Described Spatial-Temporal Video Detection
Wei Ji, Xiangyan Liu, Yingfei Sun, Jiajun Deng, You Qin, Ammar Nuwanna, Mengyao Qiu, Lina Wei, Roger Zimmermann
TL;DR
The work introduces Described Spatial-Temporal Video Detection (DSTVD) to overcome STVG's limitation of grounding a single object by enabling descriptions to refer to none-to-many objects and providing tubelet-level spatio-temporal localization. A new DVD-ST dataset is released with 5734 descriptions over 2750 videos and over 150 entity types, accompanied by rigorous instance-level annotations and evaluation metrics that capture spatial, temporal, and multi-object grounding performance. To tackle DSTVD, the authors adapt two transformer-based STVG models, TubeDETR and STCAT, by adding tubelet queries and a tubelet-wise matcher, along with training objective adjustments to handle variable object counts and complex queries. Experimental results show the proposed baselines can ground multiple objects across video frames, with performance positively influenced by description length and negatively affected by high entity counts, highlighting both the promise and the challenges of described spatial-temporal video detection for real-world applications.
Abstract
Detecting visual content on language expression has become an emerging topic in the community.
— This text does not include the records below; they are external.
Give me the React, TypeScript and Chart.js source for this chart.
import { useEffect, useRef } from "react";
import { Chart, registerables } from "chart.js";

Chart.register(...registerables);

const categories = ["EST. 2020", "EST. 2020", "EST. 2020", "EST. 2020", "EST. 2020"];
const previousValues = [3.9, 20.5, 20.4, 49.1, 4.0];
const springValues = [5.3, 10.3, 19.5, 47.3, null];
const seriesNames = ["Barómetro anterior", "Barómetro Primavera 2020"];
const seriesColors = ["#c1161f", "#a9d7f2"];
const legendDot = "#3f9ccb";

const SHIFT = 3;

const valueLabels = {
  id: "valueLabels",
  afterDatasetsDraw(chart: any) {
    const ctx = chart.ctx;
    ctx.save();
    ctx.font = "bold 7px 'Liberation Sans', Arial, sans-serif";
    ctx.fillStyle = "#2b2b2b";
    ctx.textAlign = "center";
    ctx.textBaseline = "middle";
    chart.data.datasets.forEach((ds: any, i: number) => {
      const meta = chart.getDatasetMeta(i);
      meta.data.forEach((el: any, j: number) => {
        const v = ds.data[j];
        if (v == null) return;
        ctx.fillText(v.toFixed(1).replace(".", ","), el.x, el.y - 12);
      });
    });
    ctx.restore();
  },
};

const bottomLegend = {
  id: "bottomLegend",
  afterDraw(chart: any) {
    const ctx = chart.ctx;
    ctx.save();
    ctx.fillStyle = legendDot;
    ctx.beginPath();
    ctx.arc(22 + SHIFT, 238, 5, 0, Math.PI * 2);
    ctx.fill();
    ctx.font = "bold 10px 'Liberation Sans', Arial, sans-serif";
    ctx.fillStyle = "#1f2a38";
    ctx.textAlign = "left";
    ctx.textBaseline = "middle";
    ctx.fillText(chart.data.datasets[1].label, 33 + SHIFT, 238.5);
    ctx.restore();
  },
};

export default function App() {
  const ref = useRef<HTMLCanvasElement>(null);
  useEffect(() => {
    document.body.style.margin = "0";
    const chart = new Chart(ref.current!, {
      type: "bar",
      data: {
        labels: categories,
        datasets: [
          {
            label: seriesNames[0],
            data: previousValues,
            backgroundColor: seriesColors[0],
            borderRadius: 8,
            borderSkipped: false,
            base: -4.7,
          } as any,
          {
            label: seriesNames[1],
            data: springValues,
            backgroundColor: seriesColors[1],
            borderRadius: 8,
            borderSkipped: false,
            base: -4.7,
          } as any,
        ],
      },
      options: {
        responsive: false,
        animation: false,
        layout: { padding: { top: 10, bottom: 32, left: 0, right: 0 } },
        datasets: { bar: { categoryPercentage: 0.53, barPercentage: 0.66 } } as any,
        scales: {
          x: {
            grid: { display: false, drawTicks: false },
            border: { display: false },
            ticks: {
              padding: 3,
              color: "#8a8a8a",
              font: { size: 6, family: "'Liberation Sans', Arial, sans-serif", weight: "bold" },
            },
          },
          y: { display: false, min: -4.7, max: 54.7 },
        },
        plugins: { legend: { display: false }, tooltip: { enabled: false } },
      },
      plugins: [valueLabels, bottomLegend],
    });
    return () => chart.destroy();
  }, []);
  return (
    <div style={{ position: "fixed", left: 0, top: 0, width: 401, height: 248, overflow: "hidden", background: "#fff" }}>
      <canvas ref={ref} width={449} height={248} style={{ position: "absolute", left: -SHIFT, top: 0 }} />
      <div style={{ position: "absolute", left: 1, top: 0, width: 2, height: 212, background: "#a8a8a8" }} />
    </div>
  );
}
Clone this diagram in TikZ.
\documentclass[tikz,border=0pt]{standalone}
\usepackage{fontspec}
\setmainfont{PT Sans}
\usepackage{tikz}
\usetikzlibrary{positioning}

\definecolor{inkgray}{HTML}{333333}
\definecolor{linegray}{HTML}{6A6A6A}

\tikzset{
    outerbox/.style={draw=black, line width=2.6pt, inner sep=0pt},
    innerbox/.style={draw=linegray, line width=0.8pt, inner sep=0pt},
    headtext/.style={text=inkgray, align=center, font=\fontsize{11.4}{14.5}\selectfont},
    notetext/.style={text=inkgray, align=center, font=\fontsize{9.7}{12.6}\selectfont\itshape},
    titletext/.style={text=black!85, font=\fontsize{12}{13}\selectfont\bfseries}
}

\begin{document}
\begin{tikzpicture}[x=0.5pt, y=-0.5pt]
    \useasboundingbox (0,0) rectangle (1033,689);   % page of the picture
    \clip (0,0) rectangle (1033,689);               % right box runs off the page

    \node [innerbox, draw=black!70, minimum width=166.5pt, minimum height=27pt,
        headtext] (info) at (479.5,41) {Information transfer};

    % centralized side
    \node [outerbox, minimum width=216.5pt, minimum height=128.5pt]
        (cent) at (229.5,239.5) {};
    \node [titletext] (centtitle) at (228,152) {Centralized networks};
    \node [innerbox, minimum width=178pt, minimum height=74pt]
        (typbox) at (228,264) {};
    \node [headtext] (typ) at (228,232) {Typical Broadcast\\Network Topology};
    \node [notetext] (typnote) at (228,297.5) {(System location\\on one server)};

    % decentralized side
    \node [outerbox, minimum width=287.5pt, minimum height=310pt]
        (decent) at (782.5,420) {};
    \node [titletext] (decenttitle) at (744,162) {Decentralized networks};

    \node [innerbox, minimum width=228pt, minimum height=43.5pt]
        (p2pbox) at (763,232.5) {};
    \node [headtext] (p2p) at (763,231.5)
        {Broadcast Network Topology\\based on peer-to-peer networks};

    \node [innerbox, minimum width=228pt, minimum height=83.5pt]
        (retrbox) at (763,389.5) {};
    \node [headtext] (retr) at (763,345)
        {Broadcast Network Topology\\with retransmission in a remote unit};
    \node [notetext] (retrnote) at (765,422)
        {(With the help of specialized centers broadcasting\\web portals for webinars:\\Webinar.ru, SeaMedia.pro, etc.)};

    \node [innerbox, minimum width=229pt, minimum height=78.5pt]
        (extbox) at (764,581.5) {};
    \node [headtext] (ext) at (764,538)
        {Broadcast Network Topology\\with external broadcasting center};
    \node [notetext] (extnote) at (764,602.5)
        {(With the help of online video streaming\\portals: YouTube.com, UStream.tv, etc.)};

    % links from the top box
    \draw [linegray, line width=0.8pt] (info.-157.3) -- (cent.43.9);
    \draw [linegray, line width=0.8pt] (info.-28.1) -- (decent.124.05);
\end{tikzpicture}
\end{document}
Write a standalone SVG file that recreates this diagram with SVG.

However, in the video domain, the existing setting, i.e., spatial-temporal video grounding (STVG), is formulated to only detect one pre-existing object in each frame, ignoring the fact that language descriptions can involve none or multiple entities within a video. In this work, we advance the STVG to a more practical setting called described spatial-temporal video detection (DSTVD) by overcoming the above limitation. To facilitate the exploration of DSTVD, we first introduce a new benchmark, namely DVD-ST. Notably, DVD-ST supports grounding from none to many objects onto the video in response to queries and encompasses a diverse range of over 150 entities, including appearance, actions, locations, and interactions. The extensive breadth and diversity of the DVD-ST dataset make it an exemplary testbed for the investigation of DSTVD. In addition to the new benchmark, we further present two baseline methods for our proposed DSTVD task by extending two representative STVG models, i.e., TubeDETR, and STCAT. These extended models capitalize on tubelet queries to localize and track referred objects across the video sequence. Besides, we adjust the training objectives of these models to optimize spatial and temporal localization accuracy and multi-class classification capabilities. Furthermore, we benchmark the baselines on the introduced DVD-ST dataset and conduct extensive experimental analysis to guide future investigation. Our code and benchmark will be publicly available.